Lo sgarbo di Sgarbi nel garbo dell’Antico
2 min di letturaIn una società fortemente antropocentrica tutto ciò che non è uomo ha valenza denigratoria, se il termine di confronto risulta essere proprio il mondo di Quark.
Eh sì, una deminutio capitis sul banco di una querelle: una querimonia in seduta (di tribunale!). Perbacco, che cerimonia! “Al processo della gallina, la volpe non dovrebbe far parte della giuria”: un’in-giuria bella e buona che oggi, sicuramente, sarebbe costata una damnatio memoriae allo storico britannico Thomas Fuller (1608-1661).
D’ora in avanti converrà fare attenzione a dire ad una che è un po’ oca o ad un’altra che è una iena ridens, ad un tale che ha un carattere pochettino orso o ad un tal altro che è un babbuino o un barbagianni.

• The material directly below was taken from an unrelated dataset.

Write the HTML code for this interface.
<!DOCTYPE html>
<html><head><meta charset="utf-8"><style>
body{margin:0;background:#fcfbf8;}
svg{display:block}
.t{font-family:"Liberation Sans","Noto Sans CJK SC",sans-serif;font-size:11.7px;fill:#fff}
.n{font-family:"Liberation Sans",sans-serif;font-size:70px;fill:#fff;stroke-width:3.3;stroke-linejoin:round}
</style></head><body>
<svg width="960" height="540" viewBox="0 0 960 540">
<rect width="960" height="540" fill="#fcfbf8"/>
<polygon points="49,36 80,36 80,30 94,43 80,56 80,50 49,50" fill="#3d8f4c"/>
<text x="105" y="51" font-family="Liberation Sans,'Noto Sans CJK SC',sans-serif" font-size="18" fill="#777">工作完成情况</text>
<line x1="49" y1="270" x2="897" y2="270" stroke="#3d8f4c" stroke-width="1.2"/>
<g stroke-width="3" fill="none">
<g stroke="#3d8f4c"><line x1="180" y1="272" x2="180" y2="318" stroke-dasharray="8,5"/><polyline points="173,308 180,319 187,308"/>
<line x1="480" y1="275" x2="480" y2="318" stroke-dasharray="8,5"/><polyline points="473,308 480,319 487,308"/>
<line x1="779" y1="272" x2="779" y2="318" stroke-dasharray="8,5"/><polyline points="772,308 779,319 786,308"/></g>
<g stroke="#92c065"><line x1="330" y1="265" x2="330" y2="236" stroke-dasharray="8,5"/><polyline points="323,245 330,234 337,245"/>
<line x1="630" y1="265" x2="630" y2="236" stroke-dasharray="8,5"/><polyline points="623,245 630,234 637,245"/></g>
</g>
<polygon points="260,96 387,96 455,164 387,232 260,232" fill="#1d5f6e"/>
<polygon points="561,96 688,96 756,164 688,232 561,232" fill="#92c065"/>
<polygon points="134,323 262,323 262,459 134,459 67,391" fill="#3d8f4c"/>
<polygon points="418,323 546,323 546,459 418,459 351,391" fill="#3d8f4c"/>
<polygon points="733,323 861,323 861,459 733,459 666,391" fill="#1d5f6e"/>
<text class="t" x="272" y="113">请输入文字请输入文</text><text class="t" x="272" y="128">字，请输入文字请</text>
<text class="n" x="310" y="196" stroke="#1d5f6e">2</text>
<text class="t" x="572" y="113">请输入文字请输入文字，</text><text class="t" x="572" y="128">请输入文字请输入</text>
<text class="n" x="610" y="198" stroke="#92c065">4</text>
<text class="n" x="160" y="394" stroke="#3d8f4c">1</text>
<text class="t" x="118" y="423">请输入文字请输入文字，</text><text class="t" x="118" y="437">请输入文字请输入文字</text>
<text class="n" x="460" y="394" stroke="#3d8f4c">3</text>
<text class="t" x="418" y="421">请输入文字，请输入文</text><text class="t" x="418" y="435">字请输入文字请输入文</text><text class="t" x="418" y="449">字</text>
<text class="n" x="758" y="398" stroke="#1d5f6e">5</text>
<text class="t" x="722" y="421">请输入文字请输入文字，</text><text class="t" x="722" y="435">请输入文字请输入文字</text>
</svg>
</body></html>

Dura lex, sed lex: parola di un brocardo! E a pensare che, per la sua consorte, Darwin sia stato, amorevolmente, un caro ed affettuoso scimmione, senza colpo ferire la teoria dell’evoluzione.
Non solo: se la panoramica si allarga al mondo classico, poi, si scopre come un’irrisione sia in realtà augurale, sia pure attraverso un’innocente parodia:
Labora, Aselle, quomodo ego laboravi, et proderit tibi ( C.I.L., 4208)

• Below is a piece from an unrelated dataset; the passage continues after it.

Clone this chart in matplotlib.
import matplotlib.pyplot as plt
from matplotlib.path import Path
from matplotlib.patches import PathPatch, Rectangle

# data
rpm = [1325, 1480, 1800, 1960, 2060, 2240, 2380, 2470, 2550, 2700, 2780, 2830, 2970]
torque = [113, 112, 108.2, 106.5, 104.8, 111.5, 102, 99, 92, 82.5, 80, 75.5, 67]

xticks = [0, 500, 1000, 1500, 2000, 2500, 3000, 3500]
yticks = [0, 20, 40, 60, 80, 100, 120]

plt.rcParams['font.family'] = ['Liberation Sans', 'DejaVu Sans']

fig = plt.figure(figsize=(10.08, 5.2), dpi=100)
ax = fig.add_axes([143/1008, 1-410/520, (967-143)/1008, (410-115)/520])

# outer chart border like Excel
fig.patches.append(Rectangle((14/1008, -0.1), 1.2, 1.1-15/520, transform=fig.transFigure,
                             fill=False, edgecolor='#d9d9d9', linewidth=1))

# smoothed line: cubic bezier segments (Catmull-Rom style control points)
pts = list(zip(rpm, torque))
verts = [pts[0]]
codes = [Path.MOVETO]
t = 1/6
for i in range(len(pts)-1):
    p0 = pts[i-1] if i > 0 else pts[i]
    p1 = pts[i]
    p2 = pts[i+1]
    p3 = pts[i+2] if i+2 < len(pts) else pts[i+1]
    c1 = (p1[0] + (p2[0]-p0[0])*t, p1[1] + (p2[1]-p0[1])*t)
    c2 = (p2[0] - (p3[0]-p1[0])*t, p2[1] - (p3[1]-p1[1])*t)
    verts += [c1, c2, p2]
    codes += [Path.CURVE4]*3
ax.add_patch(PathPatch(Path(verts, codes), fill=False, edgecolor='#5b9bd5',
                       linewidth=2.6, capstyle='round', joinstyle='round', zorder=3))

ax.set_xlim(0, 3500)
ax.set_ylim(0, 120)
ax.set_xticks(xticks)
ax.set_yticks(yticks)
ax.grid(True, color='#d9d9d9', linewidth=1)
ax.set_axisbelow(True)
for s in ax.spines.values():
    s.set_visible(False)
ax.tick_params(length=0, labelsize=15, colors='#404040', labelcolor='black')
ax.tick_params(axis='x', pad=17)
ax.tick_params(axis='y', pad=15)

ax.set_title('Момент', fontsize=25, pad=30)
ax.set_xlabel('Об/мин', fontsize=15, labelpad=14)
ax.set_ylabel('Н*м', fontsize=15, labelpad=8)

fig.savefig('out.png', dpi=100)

Trad. : Lavora, Asinello, come ho lavorato io, e ne trarrai grandi soddisfazioni.
Insomma, un passare il testimone nella moltiplicazione dei doni: una r-esistenza virtuosa nell’esistenza di modi e modelli per essere Prodi! Che dire, inoltre, dell’Asino di Buridano?
Un paradosso che vieta, al contrario, la paralisi nelle scelte, che è la peggiore nemica per tutte le opportunità.
Per non parlare del capretto, che è, di fatto, anche l’apologia zoomorfa del buon intelletto, come si inferisce da una nota favola esopica:
Rid.: Un capretto, che era rimasto indietro rispetto al gregge, era inseguito da un lupo. Nell’atto di voltarsi, disse: “è chiaro, o lupo, che io sia il tuo pasto.
Affinché non muoia ingloriosamente, suona l’aulòs in modo che io balli”. I cani, sentendo il lupo cantare ed il capretto suonare, accorsero in aiuto, scacciando la fiera.
Quindi, ogniqualvolta Vittorio Sgarbi sbotta con un “Asino” oppure “capra”, non fa altro che esprimere un desiderio ottativo (con risposta retorica negativa), della serie: Possa tu essere come loro ma, stante così le cose, non è proprio così! Insomma, un turpiloquio di gusto con un retrogusto amaro di realtà.